== REQUIRED WORK ==
Return all of the data exactly, with nothing left out but the pictures.

== DATASET CONTENT ==
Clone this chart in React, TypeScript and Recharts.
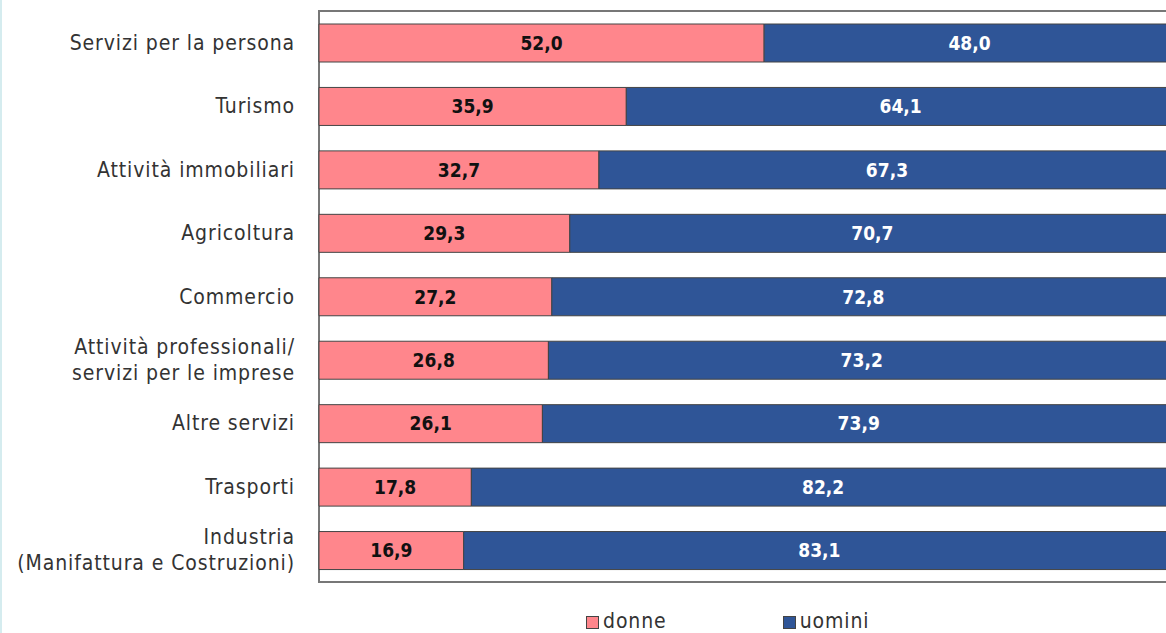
import { BarChart, Bar, XAxis, YAxis, LabelList, ReferenceArea } from 'recharts';

const categories = [
  'Servizi per la persona',
  'Turismo',
  'Attività immobiliari',
  'Agricoltura',
  'Commercio',
  'Attività professionali/\nservizi per le imprese',
  'Altre servizi',
  'Trasporti',
  'Industria\n(Manifattura e Costruzioni)',
];

const donne = [52.0, 35.9, 32.7, 29.3, 27.2, 26.8, 26.1, 17.8, 16.9];
const uomini = [48.0, 64.1, 67.3, 70.7, 72.8, 73.2, 73.9, 82.2, 83.1];

const data = categories.map((name, i) => ({ name, donne: donne[i], uomini: uomini[i] }));

const PINK = '#ff868c';
const BLUE = '#2f5597';
const FONT = "'DejaVu Sans Condensed', 'Roboto', sans-serif";

const fmt = (v: any) => Number(v).toFixed(1).replace('.', ',');

function CategoryTick(props: any) {
  const { x, y, payload } = props;
  const lines = String(payload.value).split('\n');
  const lh = 26;
  const start = -((lines.length - 1) * lh) / 2;
  const tx = x - 16;
  return (
    <text x={tx} y={y} textAnchor="end" fill="#333" fontSize={21} letterSpacing={0.9} fontFamily={FONT}>
      {lines.map((l, i) => (
        <tspan key={i} x={tx} dy={i === 0 ? start + 7 : lh}>
          {l}
        </tspan>
      ))}
    </text>
  );
}

function ChartLegend() {
  const items = [
    { label: 'donne', color: PINK },
    { label: 'uomini', color: BLUE },
  ];
  return (
    <div
      style={{
        position: 'absolute',
        top: 608,
        left: 584,
        display: 'flex',
        gap: 116,
        fontFamily: FONT,
        fontSize: 21,
        letterSpacing: 0.9,
        color: '#333',
        lineHeight: '26px',
      }}
    >
      {items.map((it) => (
        <div key={it.label} style={{ display: 'flex', alignItems: 'center' }}>
          <span
            style={{
              width: 11,
              height: 11,
              background: it.color,
              border: '1px solid #444',
              marginRight: 4,
              marginTop: 2,
              display: 'inline-block',
            }}
          />
          {it.label}
        </div>
      ))}
    </div>
  );
}

export default function App() {
  return (
    <div
      style={{
        position: 'absolute',
        top: 0,
        left: 0,
        width: 1166,
        height: 633,
        overflow: 'hidden',
        background: '#fff',
        borderLeft: '2px solid #d5ecef',
        boxSizing: 'border-box',
      }}
    >
      <div style={{ position: 'absolute', left: -2, top: 0 }}>
        <BarChart
          width={1180}
          height={633}
          data={data}
          layout="vertical"
          margin={{ top: 11, right: 5, bottom: 51, left: 0 }}
          barSize={38}
        >
          <XAxis type="number" domain={[0, 100]} hide />
          <YAxis
            type="category"
            dataKey="name"
            width={319}
            axisLine={false}
            tickLine={false}
            tick={<CategoryTick />}
            interval={0}
          />
          <ReferenceArea x1={0} x2={100} fill="none" stroke="#777" strokeWidth={2} />
          <Bar dataKey="donne" stackId="a" fill={PINK} stroke="#444" strokeWidth={1} isAnimationActive={false}>
            <LabelList
              dataKey="donne"
              position="center"
              formatter={fmt}
              fill="#111"
              fontSize={19}
              fontWeight="bold"
              fontFamily={FONT}
            />
          </Bar>
          <Bar dataKey="uomini" stackId="a" fill={BLUE} stroke="#444" strokeWidth={1} isAnimationActive={false}>
            <LabelList
              dataKey="uomini"
              position="center"
              formatter={fmt}
              fill="#fff"
              fontSize={19}
              fontWeight="bold"
              fontFamily={FONT}
            />
          </Bar>
        </BarChart>
      </div>
      <ChartLegend />
    </div>
  );
}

== EXERCISE RESPONSE ==
Clone this chart in React, TypeScript and Recharts.
import { BarChart, Bar, XAxis, YAxis, LabelList, ReferenceArea } from 'recharts';

const categories = [
  'Servizi per la persona',
  'Turismo',
  'Attività immobiliari',
  'Agricoltura',
  'Commercio',
  'Attività professionali/\nservizi per le imprese',
  'Altre servizi',
  'Trasporti',
  'Industria\n(Manifattura e Costruzioni)',
];

const donne = [52.0, 35.9, 32.7, 29.3, 27.2, 26.8, 26.1, 17.8, 16.9];
const uomini = [48.0, 64.1, 67.3, 70.7, 72.8, 73.2, 73.9, 82.2, 83.1];

const data = categories.map((name, i) => ({ name, donne: donne[i], uomini: uomini[i] }));

const PINK = '#ff868c';
const BLUE = '#2f5597';
const FONT = "'DejaVu Sans Condensed', 'Roboto', sans-serif";

const fmt = (v: any) => Number(v).toFixed(1).replace('.', ',');

function CategoryTick(props: any) {
  const { x, y, payload } = props;
  const lines = String(payload.value).split('\n');
  const lh = 26;
  const start = -((lines.length - 1) * lh) / 2;
  const tx = x - 16;
  return (
    <text x={tx} y={y} textAnchor="end" fill="#333" fontSize={21} letterSpacing={0.9} fontFamily={FONT}>
      {lines.map((l, i) => (
        <tspan key={i} x={tx} dy={i === 0 ? start + 7 : lh}>
          {l}
        </tspan>
      ))}
    </text>
  );
}

function ChartLegend() {
  const items = [
    { label: 'donne', color: PINK },
    { label: 'uomini', color: BLUE },
  ];
  return (
    <div
      style={{
        position: 'absolute',
        top: 608,
        left: 584,
        display: 'flex',
        gap: 116,
        fontFamily: FONT,
        fontSize: 21,
        letterSpacing: 0.9,
        color: '#333',
        lineHeight: '26px',
      }}
    >
      {items.map((it) => (
        <div key={it.label} style={{ display: 'flex', alignItems: 'center' }}>
          <span
            style={{
              width: 11,
              height: 11,
              background: it.color,
              border: '1px solid #444',
              marginRight: 4,
              marginTop: 2,
              display: 'inline-block',
            }}
          />
          {it.label}
        </div>
      ))}
    </div>
  );
}

export default function App() {
  return (
    <div
      style={{
        position: 'absolute',
        top: 0,
        left: 0,
        width: 1166,
        height: 633,
        overflow: 'hidden',
        background: '#fff',
        borderLeft: '2px solid #d5ecef',
        boxSizing: 'border-box',
      }}
    >
      <div style={{ position: 'absolute', left: -2, top: 0 }}>
        <BarChart
          width={1180}
          height={633}
          data={data}
          layout="vertical"
          margin={{ top: 11, right: 5, bottom: 51, left: 0 }}
          barSize={38}
        >
          <XAxis type="number" domain={[0, 100]} hide />
          <YAxis
            type="category"
            dataKey="name"
            width={319}
            axisLine={false}
            tickLine={false}
            tick={<CategoryTick />}
            interval={0}
          />
          <ReferenceArea x1={0} x2={100} fill="none" stroke="#777" strokeWidth={2} />
          <Bar dataKey="donne" stackId="a" fill={PINK} stroke="#444" strokeWidth={1} isAnimationActive={false}>
            <LabelList
              dataKey="donne"
              position="center"
              formatter={fmt}
              fill="#111"
              fontSize={19}
              fontWeight="bold"
              fontFamily={FONT}
            />
          </Bar>
          <Bar dataKey="uomini" stackId="a" fill={BLUE} stroke="#444" strokeWidth={1} isAnimationActive={false}>
            <LabelList
              dataKey="uomini"
              position="center"
              formatter={fmt}
              fill="#fff"
              fontSize={19}
              fontWeight="bold"
              fontFamily={FONT}
            />
          </Bar>
        </BarChart>
      </div>
      <ChartLegend />
    </div>
  );
}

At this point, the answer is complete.